* [TASK INSTRUCTIONS] Leaving the pictures out, print the lines from the first line of the listing through the line containing "(hNoi) at (414.5,27)", exactly as they read, and no others.

════════════════

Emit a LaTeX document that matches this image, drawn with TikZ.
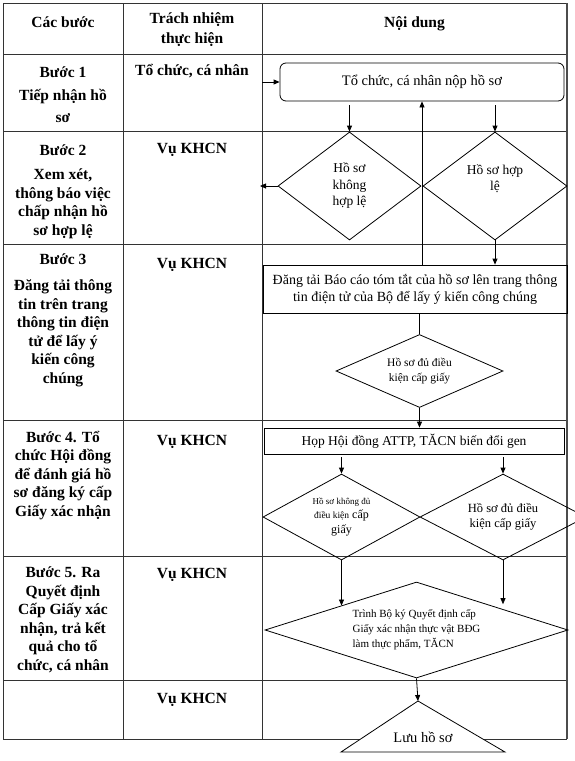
\documentclass[tikz,border=0pt]{standalone}
\usepackage{fontspec}
\setmainfont{Liberation Serif}
\usetikzlibrary{shapes.geometric,arrows.meta,positioning}

\begin{document}
\begin{tikzpicture}[x=1pt,y=-1pt,
  cell/.style={font=\fontsize{15.5}{18.5}\selectfont\bfseries, align=center, anchor=base, inner sep=0pt},
  box/.style={draw, line width=0.8pt, inner sep=0pt, align=center, font=\fontsize{13.5}{17}\selectfont},
  dia/.style={draw, diamond, line width=0.8pt, inner sep=0pt, align=center},
  arr/.style={line width=0.8pt, -{Triangle[length=6pt,width=5pt]}}]
  \useasboundingbox (0,0) rectangle (575,761);

  % Table grid
  \foreach \y in {3,54,131,244,420,556,680,739}
    \draw[line width=0.9pt, black!80] (3,\y) -- (567,\y);
  \foreach \x in {3,123,262}
    \draw[line width=0.9pt, black!80] (\x,3) -- (\x,739);
  \draw[line width=1.5pt, black!70] (567,3) -- (567,739); % right border

  % Header (base = last line)
  \node[cell] (hBuoc) at (63,27) {Các bước};
  \node[cell] (hTrach) at (192,43) {Trách nhiệm\\[1.5pt]thực hiện};
  \node[cell] (hNoi) at (414.5,27) {Nội dung};

  % Steps
  \node[cell] (b1) at (63,122) {Bước 1\\[5pt]Tiếp nhận hồ\\[3pt]sơ};
  \node[cell] (b2) at (63,235) {Bước 2\\[6pt]Xem xét,\\thông báo việc\\chấp nhận hồ\\sơ hợp lệ};
  \node[cell] (b3) at (63,383) {Bước 3\\[8pt]Đăng tải thông\\tin trên trang\\thông tin điện\\tử để lấy ý\\kiến công\\chúng};
  \node[cell] (b4) at (63,516) {Bước 4. Tổ\\chức Hội đồng\\để đánh giá hồ\\sơ đăng ký cấp\\Giấy xác nhận};
  \node[cell] (b5) at (63,670) {Bước 5. Ra\\Quyết định\\Cấp Giấy xác\\nhận, trả kết\\quả cho tổ\\chức, cá nhân};

  % Responsible
  \node[cell] (t1) at (192,75) {Tổ chức, cá nhân};
  \node[cell] (t2) at (192,153) {Vụ KHCN};
  \node[cell] (t3) at (192,268) {Vụ KHCN};
  \node[cell] (t4) at (192,445) {Vụ KHCN};
  \node[cell] (t5) at (192,578) {Vụ KHCN};
  \node[cell] (t6) at (192,703) {Vụ KHCN};

  % Flow
  \node[box, rounded corners=6pt, font=\fontsize{14.5}{17}\selectfont, minimum width=284pt, minimum height=38pt] (nop) at (422,82) {Tổ chức, cá nhân nộp hồ sơ};
  \node[dia, font=\fontsize{13.5}{16.5}\selectfont, minimum width=143pt, minimum height=108pt] (khong) at (349.5,186) {Hồ sơ\\không\\hợp lệ};
  \node[dia, aspect=1.4, font=\fontsize{13.5}{16.5}\selectfont, minimum width=144pt, minimum height=108pt] (hopLe) at (495,186) {Hồ sơ hợp\\lệ\\\mbox{}};
  \node[box, font=\fontsize{14}{17}\selectfont, minimum width=304pt, minimum height=48pt] (dangTai) at (415,289) {Đăng tải Báo cáo tóm tắt của hồ sơ lên trang thông\\tin điện tử của Bộ để lấy ý kiến công chúng};
  \node[dia, aspect=2, font=\fontsize{11.5}{15}\selectfont, minimum width=167pt, minimum height=73pt] (duDK) at (419.5,371) {Hồ sơ đủ điều\\kiện cấp giấy};
  \node[box, minimum width=300pt, minimum height=26pt] (hop) at (414,441) {Họp Hội đồng ATTP, TĂCN biến đổi gen};
  \node[dia, aspect=2, font=\fontsize{12}{14.5}\selectfont, minimum width=157pt, minimum height=86pt] (khongDu) at (341.5,517) {{\fontsize{9}{14.5}\selectfont Hồ sơ không đủ}\\{\fontsize{9.5}{14.5}\selectfont điều kiện} cấp\\giấy};
  \node[dia, aspect=2, font=\fontsize{12.5}{15}\selectfont, minimum width=166pt, minimum height=86pt] (duDu) at (503,517) {Hồ sơ đủ điều\\kiện cấp giấy};
  \node[dia, aspect=3, align=left, font=\fontsize{11}{15}\selectfont, minimum width=303pt, minimum height=96pt] (trinh) at (416.5,630) {Trình Bộ ký Quyết định cấp\\Giấy xác nhận thực vật BĐG\\làm thực phẩm, TĂCN};

  % Archive
  \coordinate (luuTop) at (418,701);
  \draw[line width=0.8pt, fill=white] (341,752) -- (luuTop) -- (505,752) -- cycle;
  \node[font=\fontsize{14.5}{17}\selectfont, anchor=base, inner sep=0pt] (luu) at (423,742) {Lưu hồ sơ};

  % Connectors
  \coordinate (vao) at (262,82);
  \coordinate (traLai) at (260,186);
  \draw[arr] (vao) -- (nop.west);
  \draw[arr] ([yshift=-4pt]nop.south -| khong.north) -- (khong.north);
  \draw[arr] ([yshift=-4pt]nop.south -| hopLe.north) -- (hopLe.north);
  \draw[arr] (khong.west) -- (traLai);
  \draw[arr] (hopLe.south) -- (hopLe.south |- dangTai.north);
  \draw[arr] (dangTai.north -| nop.south) -- (nop.south);
  \draw[line width=0.8pt] (dangTai.south -| duDK.north) -- (duDK.north);
  \draw[arr] (duDK.south) -- (duDK.south |- hop.north);
  \draw[arr] ([yshift=-3pt]hop.south -| khongDu.north) -- (khongDu.north);
  \draw[arr] ([yshift=-3pt]hop.south -| duDu.north) -- (duDu.north);
  \draw[arr] (khongDu.south) -- (khongDu.south |- trinh.162);
  \draw[arr] (duDu.south) -- (duDu.south |- trinh.20);
  \draw[arr] (trinh.south) -- (luuTop);
\end{tikzpicture}
\end{document}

════════════════

* [RIGHT ANSWER]
Emit a LaTeX document that matches this image, drawn with TikZ.
\documentclass[tikz,border=0pt]{standalone}
\usepackage{fontspec}
\setmainfont{Liberation Serif}
\usetikzlibrary{shapes.geometric,arrows.meta,positioning}

\begin{document}
\begin{tikzpicture}[x=1pt,y=-1pt,
  cell/.style={font=\fontsize{15.5}{18.5}\selectfont\bfseries, align=center, anchor=base, inner sep=0pt},
  box/.style={draw, line width=0.8pt, inner sep=0pt, align=center, font=\fontsize{13.5}{17}\selectfont},
  dia/.style={draw, diamond, line width=0.8pt, inner sep=0pt, align=center},
  arr/.style={line width=0.8pt, -{Triangle[length=6pt,width=5pt]}}]
  \useasboundingbox (0,0) rectangle (575,761);

  % Table grid
  \foreach \y in {3,54,131,244,420,556,680,739}
    \draw[line width=0.9pt, black!80] (3,\y) -- (567,\y);
  \foreach \x in {3,123,262}
    \draw[line width=0.9pt, black!80] (\x,3) -- (\x,739);
  \draw[line width=1.5pt, black!70] (567,3) -- (567,739); % right border

  % Header (base = last line)
  \node[cell] (hBuoc) at (63,27) {Các bước};
  \node[cell] (hTrach) at (192,43) {Trách nhiệm\\[1.5pt]thực hiện};
  \node[cell] (hNoi) at (414.5,27) {Nội dung};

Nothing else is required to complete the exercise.